News  ·  09 | 08 | 2020

Eric Baudelaire e Les fleurs du mal

Il nuovo lavoro del regista franco-americano: un documentario che dialoga con Pirandello

Solo a un anno di distanza da Un Film dramatique, lei idealmente torna a Locarno con il suo nuovo progetto di film. Si è instaurato un legame particolare con il Festival?
Il mio legame con Locarno è ancora più vecchio: quando stavo girando il mio secondo film a Beirut nel 2013, Carlo Chatrian mi ha scritto per chiedermi come andavano le riprese. L'estate successiva, The Ugly One ha partecipato al Concorso Cineasti del presente.

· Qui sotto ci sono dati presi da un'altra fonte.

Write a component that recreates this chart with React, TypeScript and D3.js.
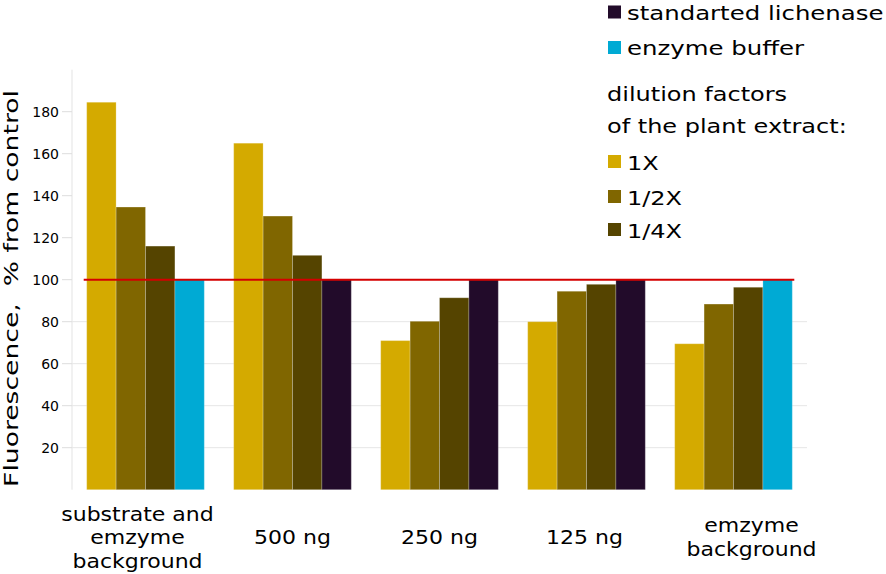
import React from 'react';
import { scaleBand, scaleLinear } from 'd3';

// groups on the x axis (label lines)
const groupLabels = [
  ['substrate and', 'emzyme', 'background'],
  ['500 ng'],
  ['250 ng'],
  ['125 ng'],
  ['emzyme', 'background'],
];

// fluorescence, % from control
const dil1X = [184.5, 165, 71, 80, 69.5];
const dilHalf = [134.6, 130.3, 80.2, 94.5, 88.4];
const dilQuarter = [116, 111.6, 91.4, 97.8, 96.4];
const controlValues = [100, 100, 100, 100, 100];
const controlKind = ['buffer', 'lichenase', 'lichenase', 'lichenase', 'buffer'];

const yTicks = [20, 40, 60, 80, 100, 120, 140, 160, 180];
const gridTicks = [20, 40, 60, 80];
const refValue = 100;

const colors: Record<string, string> = {
  x1: '#d4aa00',
  half: '#806600',
  quarter: '#554400',
  lichenase: '#220b2a',
  buffer: '#00aad4',
};

const legendTop = [
  { key: 'lichenase', label: 'standarted lichenase' },
  { key: 'buffer', label: 'enzyme buffer' },
];
const legendTitle = ['dilution factors', 'of the plant extract:'];
const legendDil = [
  { key: 'x1', label: '1X' },
  { key: 'half', label: '1/2X' },
  { key: 'quarter', label: '1/4X' },
];

const W = 886, H = 574;
const FONT = "'DejaVu Sans', sans-serif";

export default function App() {
  const axisX = 72, plotRight = 807;
  const y0 = 489.7, yTop = 69.7;

  const yScale = scaleLinear().domain([0, 200]).range([y0, yTop]);
  const xScale = scaleBand<number>()
    .domain(groupLabels.map((_, i) => i))
    .range([axisX, plotRight])
    .paddingInner(0.2)
    .paddingOuter(0.1);
  const inner = scaleBand<string>()
    .domain(['x1', 'half', 'quarter', 'ctrl'])
    .range([0, xScale.bandwidth()]);

  const bars = groupLabels.flatMap((_, i) => [
    { g: i, s: 'x1', v: dil1X[i], c: colors.x1 },
    { g: i, s: 'half', v: dilHalf[i], c: colors.half },
    { g: i, s: 'quarter', v: dilQuarter[i], c: colors.quarter },
    { g: i, s: 'ctrl', v: controlValues[i], c: colors[controlKind[i]] },
  ]);

  // hand nudges for the wrapped labels, as in the original
  const labelNudge = [-8, 0, 0, -2, 18];
  const lineH = 23.5;
  const labelMid = 537;

  const firstBar = xScale(0)!;
  const lastBar = xScale(groupLabels.length - 1)! + xScale.bandwidth();

  return (
    <svg width={W} height={H} style={{ position: 'absolute', left: 0, top: 0 }} fontFamily={FONT}>
      <rect width={W} height={H} fill="#fff" />

      {/* y axis line and grid */}
      <line x1={axisX} x2={axisX} y1={y0} y2={yTop} stroke="#e3e3e3" strokeWidth={1} />
      {gridTicks.map((t) => (
        <line key={'g' + t} x1={axisX} x2={plotRight} y1={yScale(t)} y2={yScale(t)} stroke="#e6e6e6" strokeWidth={1} />
      ))}
      {yTicks.map((t) => (
        <g key={'t' + t}>
          <line x1={axisX - 10} x2={axisX} y1={yScale(t)} y2={yScale(t)} stroke="#dddddd" strokeWidth={1} />
          <text x={59} y={yScale(t) + 5} textAnchor="end" fontSize={14} fill="#000">{t}</text>
        </g>
      ))}

      {/* bars */}
      {bars.map((b, k) => (
        <rect
          key={k}
          x={xScale(b.g)! + inner(b.s)!}
          y={yScale(b.v)}
          width={inner.bandwidth()}
          height={y0 - yScale(b.v)}
          fill={b.c}
          stroke="rgba(255,255,255,0.22)"
          strokeWidth={1}
        />
      ))}

      {/* reference line at 100 % */}
      <line x1={firstBar - 3} x2={lastBar + 2} y1={yScale(refValue)} y2={yScale(refValue)} stroke="#d40000" strokeWidth={2} />

      {/* x labels */}
      {groupLabels.map((lines, i) => {
        const cx = xScale(i)! + xScale.bandwidth() / 2 + labelNudge[i];
        const startMid = labelMid - ((lines.length - 1) * lineH) / 2;
        return lines.map((ln, j) => (
          <text
            key={i + '-' + j}
            transform={`translate(${cx},${startMid + j * lineH + 7}) scale(1.1,1)`}
            textAnchor="middle"
            fontSize={20}
            fill="#000"
          >
            {ln}
          </text>
        ));
      })}

      {/* y title */}
      <text transform={`translate(18,288.5) rotate(-90) scale(1.4,1)`} textAnchor="middle" fontSize={19} fill="#000" style={{ whiteSpace: 'pre' }}>
        {'Fluorescence,  % from control'}
      </text>

      {/* legend */}
      {legendTop.map((d, i) => {
        const base = [19.5, 55][i];
        return (
          <g key={d.key}>
            <rect x={608} y={base - 14} width={13} height={13} fill={colors[d.key]} />
            <text transform={`translate(627,${base}) scale(1.22,1)`} fontSize={20} fill="#000">{d.label}</text>
          </g>
        );
      })}
      {legendTitle.map((t, i) => (
        <text key={t} transform={`translate(607,${[101, 133][i]}) scale(1.2,1)`} fontSize={20} fill="#000">{t}</text>
      ))}
      {legendDil.map((d, i) => {
        const base = [170, 205, 238][i];
        return (
          <g key={d.key}>
            <rect x={608} y={base - 15} width={13} height={13} fill={colors[d.key]} />
            <text transform={`translate(627,${base}) scale(1.2,1)`} fontSize={20} fill="#000">{d.label}</text>
          </g>
        );
      })}
    </svg>
  );
}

È stato molto commovente vivere la prima proiezione pubblica del film a La Sala.

E a proposito di questo progetto “A Flower in the Mouth” che è stato interrotto a causa del coronavirus, quasi per paradosso aveva proprio la malattia come centro metaforico del film?
Luigi Pirandello ha scritto la commedia da cui è tratto il film poco dopo l'influenza spagnola, nel 1923. L'ho scoperta negli anni '90 e all'epoca volevo farne un film sull'AIDS. Mi ci sono voluti 20 anni per iniziare e quando ho iniziato il progetto la pandemia di COVID-19 gli ha improvvisamente dato un altro significato. Ma ogni volta che la realtà si mette al passo con il testo di Pirandello, la sua profondità letteraria e filosofica gli permette di trascendere le notizie e le tragedie del giorno. Al di là della malattia e della morte, questo è un film sulla vita.

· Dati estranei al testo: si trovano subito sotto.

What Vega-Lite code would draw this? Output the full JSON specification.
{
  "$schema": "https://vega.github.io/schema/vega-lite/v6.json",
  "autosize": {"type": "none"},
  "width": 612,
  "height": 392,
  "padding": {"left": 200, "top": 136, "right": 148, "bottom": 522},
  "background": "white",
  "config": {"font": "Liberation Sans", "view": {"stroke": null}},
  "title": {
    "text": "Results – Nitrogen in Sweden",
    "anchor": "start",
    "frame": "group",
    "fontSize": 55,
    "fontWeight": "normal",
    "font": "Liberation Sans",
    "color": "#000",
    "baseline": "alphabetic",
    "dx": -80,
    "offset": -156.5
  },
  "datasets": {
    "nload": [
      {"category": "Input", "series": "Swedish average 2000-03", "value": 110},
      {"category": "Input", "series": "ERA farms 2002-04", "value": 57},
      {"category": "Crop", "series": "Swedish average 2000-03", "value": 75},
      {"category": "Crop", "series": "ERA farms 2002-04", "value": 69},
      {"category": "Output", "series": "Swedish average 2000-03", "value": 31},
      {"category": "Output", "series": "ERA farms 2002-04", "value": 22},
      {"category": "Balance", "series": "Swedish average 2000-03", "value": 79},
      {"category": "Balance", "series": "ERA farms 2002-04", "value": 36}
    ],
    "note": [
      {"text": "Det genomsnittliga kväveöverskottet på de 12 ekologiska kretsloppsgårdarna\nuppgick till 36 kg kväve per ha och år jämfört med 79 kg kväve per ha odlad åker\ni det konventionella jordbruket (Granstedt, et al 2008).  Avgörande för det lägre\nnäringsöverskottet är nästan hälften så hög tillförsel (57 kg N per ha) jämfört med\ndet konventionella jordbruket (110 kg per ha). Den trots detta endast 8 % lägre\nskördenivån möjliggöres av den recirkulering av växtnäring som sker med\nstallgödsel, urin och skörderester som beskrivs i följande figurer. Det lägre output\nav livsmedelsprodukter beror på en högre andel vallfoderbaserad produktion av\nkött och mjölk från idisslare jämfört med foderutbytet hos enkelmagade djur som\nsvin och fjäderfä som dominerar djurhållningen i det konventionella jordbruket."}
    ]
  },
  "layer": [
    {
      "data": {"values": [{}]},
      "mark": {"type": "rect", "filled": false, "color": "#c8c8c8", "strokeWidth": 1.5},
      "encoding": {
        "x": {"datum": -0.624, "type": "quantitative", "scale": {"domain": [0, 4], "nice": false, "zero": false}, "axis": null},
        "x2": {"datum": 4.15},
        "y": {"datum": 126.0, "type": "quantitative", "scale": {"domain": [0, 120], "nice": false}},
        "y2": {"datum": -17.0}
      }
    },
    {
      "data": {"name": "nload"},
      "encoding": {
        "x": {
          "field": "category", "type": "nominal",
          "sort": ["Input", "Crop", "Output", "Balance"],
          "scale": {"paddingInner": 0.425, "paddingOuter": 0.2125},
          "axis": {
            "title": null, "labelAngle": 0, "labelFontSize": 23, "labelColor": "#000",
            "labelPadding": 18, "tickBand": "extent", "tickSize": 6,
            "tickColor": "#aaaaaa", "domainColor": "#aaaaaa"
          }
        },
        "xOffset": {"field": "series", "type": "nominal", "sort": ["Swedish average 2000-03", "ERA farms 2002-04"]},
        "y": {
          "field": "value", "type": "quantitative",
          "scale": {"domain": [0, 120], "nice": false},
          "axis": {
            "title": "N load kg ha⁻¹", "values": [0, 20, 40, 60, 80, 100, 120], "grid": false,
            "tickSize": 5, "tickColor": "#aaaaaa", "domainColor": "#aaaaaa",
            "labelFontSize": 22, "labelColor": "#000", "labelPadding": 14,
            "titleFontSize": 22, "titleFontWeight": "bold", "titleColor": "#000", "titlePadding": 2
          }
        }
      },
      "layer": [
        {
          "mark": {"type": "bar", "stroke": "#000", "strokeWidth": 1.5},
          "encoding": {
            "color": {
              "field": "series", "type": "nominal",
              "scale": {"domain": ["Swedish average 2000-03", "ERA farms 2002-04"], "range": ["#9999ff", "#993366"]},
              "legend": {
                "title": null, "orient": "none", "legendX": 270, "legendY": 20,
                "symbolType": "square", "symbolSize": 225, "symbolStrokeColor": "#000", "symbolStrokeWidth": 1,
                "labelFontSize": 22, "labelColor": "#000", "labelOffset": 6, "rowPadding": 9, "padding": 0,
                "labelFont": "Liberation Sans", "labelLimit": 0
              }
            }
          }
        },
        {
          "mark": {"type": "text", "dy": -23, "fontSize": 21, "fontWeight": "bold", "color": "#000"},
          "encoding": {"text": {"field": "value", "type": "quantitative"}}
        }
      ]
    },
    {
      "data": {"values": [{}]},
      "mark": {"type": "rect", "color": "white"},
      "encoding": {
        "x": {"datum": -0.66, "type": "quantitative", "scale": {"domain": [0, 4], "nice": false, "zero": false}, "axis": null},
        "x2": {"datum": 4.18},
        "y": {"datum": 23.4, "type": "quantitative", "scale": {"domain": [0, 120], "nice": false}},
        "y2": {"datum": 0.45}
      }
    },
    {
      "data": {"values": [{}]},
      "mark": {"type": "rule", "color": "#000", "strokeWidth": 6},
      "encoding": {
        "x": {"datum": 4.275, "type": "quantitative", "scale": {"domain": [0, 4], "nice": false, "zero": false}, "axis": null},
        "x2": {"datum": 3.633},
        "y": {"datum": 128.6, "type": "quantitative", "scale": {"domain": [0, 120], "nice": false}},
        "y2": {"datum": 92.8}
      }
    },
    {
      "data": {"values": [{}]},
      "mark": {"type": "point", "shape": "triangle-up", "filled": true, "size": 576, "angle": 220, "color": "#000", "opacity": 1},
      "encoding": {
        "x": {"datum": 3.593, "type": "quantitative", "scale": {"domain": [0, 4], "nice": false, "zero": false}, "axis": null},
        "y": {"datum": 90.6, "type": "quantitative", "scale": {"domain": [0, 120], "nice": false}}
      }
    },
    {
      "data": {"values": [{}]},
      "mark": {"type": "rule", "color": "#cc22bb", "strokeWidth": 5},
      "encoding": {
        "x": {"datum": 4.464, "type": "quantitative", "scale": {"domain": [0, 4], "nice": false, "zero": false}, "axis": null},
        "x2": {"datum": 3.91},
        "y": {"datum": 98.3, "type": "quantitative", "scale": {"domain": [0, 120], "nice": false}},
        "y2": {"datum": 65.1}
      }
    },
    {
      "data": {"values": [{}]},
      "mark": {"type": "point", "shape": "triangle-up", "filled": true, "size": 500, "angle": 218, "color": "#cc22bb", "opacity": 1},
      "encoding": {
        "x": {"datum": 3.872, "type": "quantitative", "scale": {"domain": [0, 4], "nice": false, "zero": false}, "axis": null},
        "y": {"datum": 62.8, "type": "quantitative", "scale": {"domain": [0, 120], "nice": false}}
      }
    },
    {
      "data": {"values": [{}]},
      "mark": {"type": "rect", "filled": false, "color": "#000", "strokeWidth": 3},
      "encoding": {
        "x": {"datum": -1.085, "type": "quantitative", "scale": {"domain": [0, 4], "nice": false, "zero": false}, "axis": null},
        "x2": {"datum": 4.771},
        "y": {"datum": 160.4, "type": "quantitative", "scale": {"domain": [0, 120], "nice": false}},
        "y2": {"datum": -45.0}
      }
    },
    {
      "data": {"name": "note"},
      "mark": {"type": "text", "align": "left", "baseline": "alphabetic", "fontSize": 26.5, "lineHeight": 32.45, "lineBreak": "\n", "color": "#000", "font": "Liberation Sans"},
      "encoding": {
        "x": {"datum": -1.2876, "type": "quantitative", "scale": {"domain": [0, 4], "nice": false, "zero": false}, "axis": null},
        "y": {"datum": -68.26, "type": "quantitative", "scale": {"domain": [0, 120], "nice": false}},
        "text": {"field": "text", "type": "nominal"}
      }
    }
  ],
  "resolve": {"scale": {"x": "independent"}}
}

La sua filmografia è contrassegnata da un grande lavoro di sperimentazione e anche in questo caso c’è l’aspetto documentaristico che si unisce con un’opera di Pirandello. Come si trovano i punti di equilibrio?
Ho spesso mescolato materiali scenografici o sperimentali con le cosiddette immagini documentarie, o meglio, immagini di cose che accadono nella vita, e che filmo come le vedo. Quello che mi interessa è vedere come queste immagini possono essere rinforzate - andando nella stessa direzione o, al contrario, contraddicendosi a vicenda. Qui la fiction sarà molto letteraria, perché è adattata dal teatro. La costruzione di questo film è piuttosto concettuale nella fase di scrittura e istintiva al momento delle riprese. L'equilibrio e l'armonia tra l'idea e la sensazione sarà il grande lavoro del montaggio.

E sempre a proposito di questa capacità di far convergere in uno stesso spazio stimoli diversi, quanto è importante per il suo cinema anche la sua attività di artista?
Se riesco a trovare una forma più facile da realizzare, meno costosa, un oggetto semplice per rispondere alle mie domande su un argomento, allora non ho bisogno di fare un film. Avere un atelier probabilmente mi aiuta a non fare film che non siano assolutamente necessari per me.

È la domanda che facciamo a tutti: secondo lei come cambieranno il cinema e il fare cinema dopo l’esperienza della pandemia?
Mi auguro che continui ad essere esperito da una grande quantità di persone che condividono spazio, tempo e attenzione, insieme, al buio, davanti a uno schermo il più grande possibile.